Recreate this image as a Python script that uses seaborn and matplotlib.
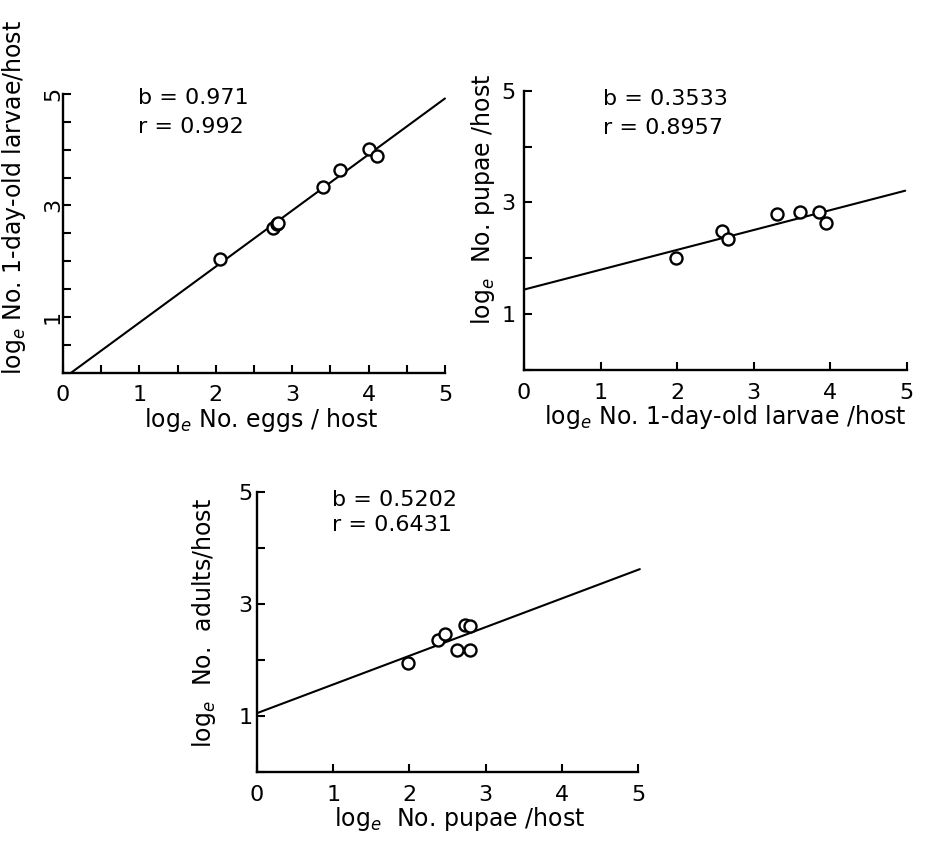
import numpy as np
import matplotlib
matplotlib.use('Agg')
import matplotlib.pyplot as plt
import seaborn as sb

# basic style
sb.set_style('ticks')
plt.rcParams['font.family'] = ['DejaVu Sans']
plt.rcParams['mathtext.fontset'] = 'dejavusans'
plt.rcParams['text.color'] = 'black'
plt.rcParams['axes.labelcolor'] = 'black'

# panel 1: eggs -> 1-day-old larvae
eggs = [2.05, 2.75, 2.80, 2.82, 3.40, 3.62, 4.00, 4.11]
larvae_a = [2.04, 2.59, 2.66, 2.69, 3.33, 3.64, 4.01, 3.89]
fit1_x = [0.11, 5.0]
fit1_y = [0.0, 4.92]

# panel 2: larvae -> pupae
larvae_b = [1.99, 2.59, 2.67, 3.31, 3.61, 3.86, 3.95]
pupae_a = [2.00, 2.49, 2.34, 2.80, 2.82, 2.82, 2.64]
fit2_x = [0.0, 4.98]
fit2_y = [1.44, 3.21]

# panel 3: pupae -> adults
pupae_b = [1.98, 2.38, 2.47, 2.62, 2.73, 2.79, 2.79]
adults = [1.95, 2.35, 2.47, 2.17, 2.63, 2.61, 2.18]
fit3_x = [0.0, 5.02]
fit3_y = [1.05, 3.62]

# ticks
ticks_half = [0, 0.5, 1, 1.5, 2, 2.5, 3, 3.5, 4, 4.5, 5]
xlab_half = ['0', '', '1', '', '2', '', '3', '', '4', '', '5']
ylab_half = ['', '', '1', '', '', '', '3', '', '', '', '5']
ticks_int = [0, 1, 2, 3, 4, 5]
xlab_int = ['0', '1', '2', '3', '4', '5']
ylab_int = ['', '1', '', '3', '', '5']

stats = [('b = 0.971', 'r = 0.992'), ('b = 0.3533', 'r = 0.8957'), ('b = 0.5202', 'r = 0.6431')]

fig = plt.figure(figsize=(9.26, 8.44), dpi=100)


def panel(rect, x, y, fx, fy, xlabel, ylabel, txt, txt_pos, xticks, xlabs, yticks, ylabs,
          xlab_pos, ylab_pos, ypad, yrot=0):
    ax = fig.add_axes(rect)
    sb.lineplot(x=fx, y=fy, ax=ax, color='black', lw=1.5, clip_on=False)
    sb.scatterplot(x=x, y=y, ax=ax, marker='o', s=75, facecolor='white',
                   edgecolor='black', linewidth=1.7, zorder=3, clip_on=False)
    ax.set_xlim(0, 5)
    ax.set_ylim(0, 5)
    ax.set_xticks(xticks)
    ax.set_xticklabels(xlabs)
    ax.set_yticks(yticks)
    ax.set_yticklabels(ylabs)
    sb.despine(ax=ax)
    for s in ['left', 'bottom']:
        ax.spines[s].set_linewidth(1.7)
        ax.spines[s].set_color('black')
    ax.tick_params(axis='both', direction='in', length=5.5, width=1.5, labelsize=16,
                   colors='black')
    ax.tick_params(axis='x', pad=9)
    ax.tick_params(axis='y', pad=ypad, labelrotation=yrot)
    if yrot:
        for t in ax.get_yticklabels():
            t.set_va('center')
    ax.set_xlabel(xlabel, fontsize=17, va='center')
    ax.set_ylabel(ylabel, fontsize=17, va='center')
    ax.xaxis.set_label_coords(*xlab_pos)
    ax.yaxis.set_label_coords(*ylab_pos)
    ax.text(txt_pos[0], txt_pos[1], txt[0], fontsize=16, va='center')
    ax.text(txt_pos[0], txt_pos[2], txt[1], fontsize=16, va='center')
    return ax


panel([0.068, 0.5586, 0.4125, 0.330], eggs, larvae_a, fit1_x, fit1_y,
      'log$_e$ No. eggs / host', 'log$_e$ No. 1-day-old larvae/host',
      stats[0], (0.98, 4.93, 4.40), ticks_half, xlab_half, ticks_half, ylab_half,
      (0.518, -0.171), (-0.128, 0.63), 0, yrot=90)

panel([0.5659, 0.5616, 0.4133, 0.3309], larvae_b, pupae_a, fit2_x, fit2_y,
      'log$_e$ No. 1-day-old larvae /host', 'log$_e$  No. pupae /host',
      stats[1], (1.03, 4.86, 4.34), ticks_int, xlab_int, ticks_int, ylab_int,
      (0.525, -0.168), (-0.107, 0.61), 6)

panel([0.2775, 0.0853, 0.4118, 0.332], pupae_b, adults, fit3_x, fit3_y,
      'log$_e$  No. pupae /host', 'log$_e$  No.  adults/host',
      stats[2], (0.98, 4.86, 4.40), ticks_int, xlab_int, ticks_int, ylab_int,
      (0.532, -0.168), (-0.139, 0.533), 3)

plt.savefig('out.png', dpi=100)
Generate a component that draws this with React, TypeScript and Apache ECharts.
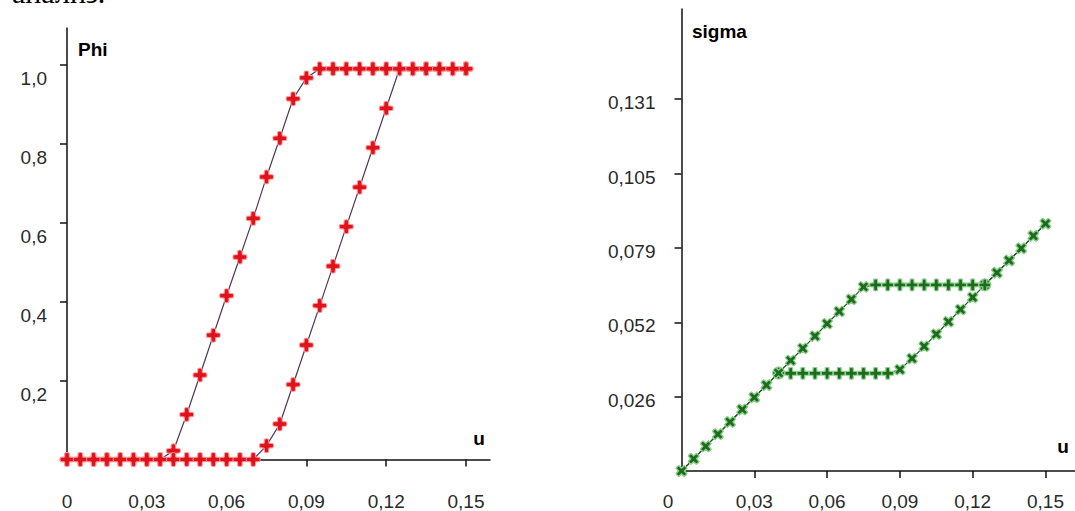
import React, { useEffect, useRef } from "react";
import * as echarts from "echarts";

// ---- data ----
const uValues = [
  0, 0.005, 0.01, 0.015, 0.02, 0.025, 0.03, 0.035, 0.04, 0.045, 0.05, 0.055, 0.06, 0.065, 0.07,
  0.075, 0.08, 0.085, 0.09, 0.095, 0.1, 0.105, 0.11, 0.115, 0.12, 0.125, 0.13, 0.135, 0.14, 0.145, 0.15,
];
const phiLoading = [
  0, 0, 0, 0, 0, 0, 0, 0, 0, 0, 0, 0, 0, 0, 0,
  0.035, 0.09, 0.19, 0.29, 0.39, 0.49, 0.59, 0.69, 0.79, 0.89, 0.99, 0.99, 0.99, 0.99, 0.99, 0.99,
];
const phiUnloading = [
  0, 0, 0, 0, 0, 0, 0, 0, 0.022, 0.114, 0.214, 0.315, 0.415, 0.513, 0.611,
  0.716, 0.814, 0.914, 0.967, 0.99, 0.99, 0.99, 0.99, 0.99, 0.99, 0.99, 0.99, 0.99, 0.99, 0.99, 0.99,
];
const sigmaLoading = [
  0, 0.0043, 0.0087, 0.013, 0.0173, 0.0217, 0.026, 0.0303, 0.0346, 0.039, 0.0433, 0.0476, 0.052, 0.0563, 0.0606,
  0.065, 0.0657, 0.0657, 0.0657, 0.0657, 0.0657, 0.0657, 0.0657, 0.0657, 0.0657, 0.0657, 0.07, 0.0743, 0.0786, 0.083, 0.0873,
];
const sigmaUnloading = [
  0, 0.0043, 0.0087, 0.013, 0.0173, 0.0217, 0.026, 0.0303, 0.0346, 0.0345, 0.0345, 0.0345, 0.0345, 0.0345, 0.0345,
  0.0345, 0.0345, 0.0345, 0.0358, 0.0397, 0.044, 0.0483, 0.0527, 0.057, 0.0613, 0.0657, 0.07, 0.0743, 0.0786, 0.083, 0.0873,
];

const xTicks = [0, 0.03, 0.06, 0.09, 0.12, 0.15];
const xTickLabels = ["0", "0,03", "0,06", "0,09", "0,12", "0,15"];
const xTicksRight = [0.03, 0.06, 0.09, 0.12, 0.15];
const phiTicks = [0.2, 0.4, 0.6, 0.8, 1.0];
const phiTickLabels = ["0,2", "0,4", "0,6", "0,8", "1,0"];
const sigmaTicks = [0.02625, 0.0525, 0.07875, 0.105, 0.13125];
const sigmaTickLabels = ["0,026", "0,052", "0,079", "0,105", "0,131"];

const lookup = (ticks: number[], labels: string[]) => (v: number) => {
  let best = 0;
  for (let i = 0; i < ticks.length; i++) if (Math.abs(ticks[i] - v) < Math.abs(ticks[best] - v)) best = i;
  return labels[best];
};

const PLUS =
  "path://M4.2,0.5 Q6,-0.3 7.8,0.5 L8,4 L11.5,4.2 Q12.3,6 11.5,7.8 L8,8 L7.8,11.5 Q6,12.3 4.2,11.5 L4,8 L0.5,7.8 Q-0.3,6 0.5,4.2 L4,4 Z";

const rotFor = (vals: number[]) => (_v: any, p: any) => {
  const i = p.dataIndex;
  const prevFlat = i > 0 && Math.abs(vals[i] - vals[i - 1]) < 1e-4;
  const nextFlat = i < vals.length - 1 && Math.abs(vals[i + 1] - vals[i]) < 1e-4;
  return prevFlat || nextFlat ? 0 : 45;
};

const FONT = "'Liberation Sans', Arial, sans-serif";
const LABEL_COLOR = "#2a2a2a";

export default function App() {
  const ref = useRef<HTMLDivElement>(null);
  useEffect(() => {
    if (!ref.current) return;
    const chart = echarts.init(ref.current, undefined, { renderer: "svg" });
    const axisLine = { show: true, lineStyle: { color: "#111", width: 1.5 } };
    const axisTick = (vals: number[]) => ({
      show: true,
      length: 7,
      inside: false,
      customValues: vals,
      lineStyle: { color: "#111", width: 1.5 },
    });
    const redSeries = (data: number[]) => ({
      type: "line",
      xAxisIndex: 0,
      yAxisIndex: 0,
      data: uValues.map((u, i) => [u, data[i]]),
      symbol: PLUS,
      symbolSize: 14,
      showAllSymbol: true,
      lineStyle: { color: "#4a3a55", width: 1.2 },
      itemStyle: { color: "#e0121c", borderColor: "#ff9a9a", borderWidth: 1 },
    });
    const greenSeries = (data: number[]) => ({
      type: "line",
      xAxisIndex: 1,
      yAxisIndex: 1,
      data: uValues.map((u, i) => [u, data[i]]),
      symbol: PLUS,
      symbolSize: 12,
      symbolRotate: rotFor(data),
      showAllSymbol: true,
      lineStyle: { color: "#1f5a1f", width: 1.2 },
      itemStyle: { color: "#1d6b1d", borderColor: "#8fd08f", borderWidth: 1.2 },
    });
    chart.setOption({
      animation: false,
      backgroundColor: "#fff",
      grid: [
        { left: 67, top: 28, width: 423, height: 436 },
        { left: 681.5, top: 9, width: 400, height: 462 },
      ],
      xAxis: [
        {
          type: "value",
          gridIndex: 0,
          min: 0,
          max: 0.15902,
          splitLine: { show: false },
          axisLine,
          axisTick: axisTick(xTicks),
          axisLabel: {
            customValues: xTicks,
            formatter: lookup(xTicks, xTickLabels),
            margin: 42,
            verticalAlign: "middle",
            fontFamily: FONT,
            fontSize: 19,
            color: LABEL_COLOR,
          },
        },
        {
          type: "value",
          gridIndex: 1,
          min: 0,
          max: 0.16216,
          splitLine: { show: false },
          axisLine,
          axisTick: axisTick(xTicksRight),
          axisLabel: {
            customValues: xTicksRight,
            formatter: lookup(xTicks, xTickLabels),
            margin: 30,
            verticalAlign: "middle",
            fontFamily: FONT,
            fontSize: 19,
            color: LABEL_COLOR,
          },
        },
      ],
      yAxis: [
        {
          type: "value",
          gridIndex: 0,
          min: 0,
          max: 1.0934,
          splitLine: { show: false },
          axisLine,
          axisTick: axisTick(phiTicks),
          axisLabel: {
            customValues: phiTicks,
            formatter: lookup(phiTicks, phiTickLabels),
            margin: 20,
            verticalAlign: "top",
            lineHeight: 27,
            fontFamily: FONT,
            fontSize: 19,
            color: LABEL_COLOR,
          },
        },
        {
          type: "value",
          gridIndex: 1,
          min: 0,
          max: 0.16311,
          splitLine: { show: false },
          axisLine,
          axisTick: axisTick(sigmaTicks),
          axisLabel: {
            customValues: sigmaTicks,
            formatter: lookup(sigmaTicks, sigmaTickLabels),
            margin: 26,
            verticalAlign: "top",
            lineHeight: 7,
            fontFamily: FONT,
            fontSize: 19,
            color: LABEL_COLOR,
          },
        },
      ],
      graphic: [
        {
          type: "text",
          x: 12,
          y: -7.5,
          style: {
            text: "анализ.",
            font: "30px 'Liberation Serif', 'Times New Roman', serif",
            fill: "#000",
            verticalAlign: "middle",
          },
        },
        {
          type: "text",
          x: 78,
          y: 49,
          style: { text: "Phi", font: `bold 19px ${FONT}`, fill: "#000", verticalAlign: "middle" },
        },
        {
          type: "text",
          x: 479,
          y: 438.5,
          style: { text: "u", font: `bold 19px ${FONT}`, fill: "#000", align: "center", verticalAlign: "middle" },
        },
        {
          type: "text",
          x: 692,
          y: 31.5,
          style: { text: "sigma", font: `bold 19px ${FONT}`, fill: "#000", verticalAlign: "middle" },
        },
        {
          type: "text",
          x: 1063,
          y: 446.5,
          style: { text: "u", font: `bold 19px ${FONT}`, fill: "#000", align: "center", verticalAlign: "middle" },
        },
        {
          type: "text",
          x: 668,
          y: 501,
          style: { text: "0", font: `19px ${FONT}`, fill: LABEL_COLOR, align: "center", verticalAlign: "middle" },
        },
      ],
      series: [
        redSeries(phiUnloading),
        redSeries(phiLoading),
        greenSeries(sigmaUnloading),
        greenSeries(sigmaLoading),
      ],
    });
    return () => chart.dispose();
  }, []);
  return (
    <div
      ref={ref}
      style={{ position: "absolute", left: 0, top: 0, width: 1075, height: 511 }}
    />
  );
}
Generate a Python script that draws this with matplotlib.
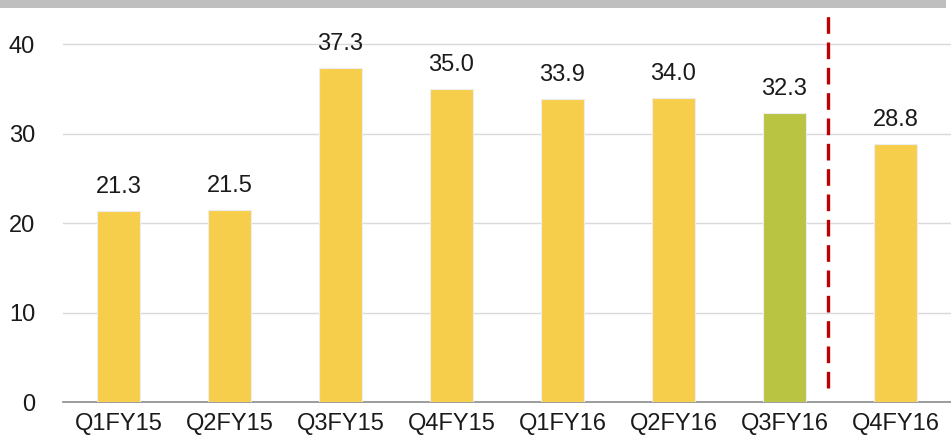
import matplotlib.pyplot as plt
from matplotlib.patches import Rectangle

plt.rcParams['font.family'] = ['Liberation Sans', 'DejaVu Sans']

# data
quarters = ['Q1FY15', 'Q2FY15', 'Q3FY15', 'Q4FY15', 'Q1FY16', 'Q2FY16', 'Q3FY16', 'Q4FY16']
values = [21.3, 21.5, 37.3, 35.0, 33.9, 34.0, 32.3, 28.8]
highlight = 'Q3FY16'

yellow = '#F7CE4B'
green = '#BAC443'
colors = [green if q == highlight else yellow for q in quarters]

fig = plt.figure(figsize=(9.51, 4.40), dpi=100)
ax = fig.add_axes([63 / 951, 38 / 440, 888 / 951, 390 / 440])

x = list(range(len(quarters)))
bars = ax.bar(x, values, width=0.39, color=colors, edgecolor='#EDEDED', linewidth=0.8, zorder=3)

# value labels above each bar
for xi, v in zip(x, values):
    ax.annotate(f'{v:.1f}', (xi, v), xytext=(0, 13), textcoords='offset points',
                ha='center', va='baseline', fontsize=17, color='#1a1a1a')

ax.set_xlim(-0.5, len(quarters) - 0.5)
ax.set_ylim(0, 43.6)
ax.set_yticks([0, 10, 20, 30, 40])
ax.set_xticks(x)
ax.set_xticklabels(quarters)
ax.tick_params(axis='both', length=0, labelsize=17, colors='#1a1a1a')
ax.tick_params(axis='y', pad=20)
ax.tick_params(axis='x', pad=8)

ax.grid(axis='y', color='#D9D9D9', linewidth=1, zorder=0)
for s in ['top', 'right', 'left']:
    ax.spines[s].set_visible(False)
ax.spines['bottom'].set_color('#8C8C8C')
ax.spines['bottom'].set_linewidth(1.2)

# separator between actual and estimate
ax.axvline(6.39, ymin=0.035, ymax=1.0, color='#C00000', linewidth=2.4,
           linestyle=(0, (5, 2.6)), zorder=4, clip_on=False)

# grey band on top
fig.patches.append(Rectangle((0, 1 - 8 / 440), 946 / 951, 8 / 440, transform=fig.transFigure,
                             facecolor='#BFBFBF', edgecolor='none'))

fig.savefig('out.png', dpi=100)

☆ ☆ ☆ ☆ ☆ ☆ ☆

Problem requirements
Everything above from the line with "Generate a component" through the line with "import * as" should be retyped exactly, and nothing else; omit pictures.

The solution
Generate a component that draws this with React, TypeScript and Apache ECharts.
import React, { useEffect, useRef } from "react";
import * as echarts from "echarts";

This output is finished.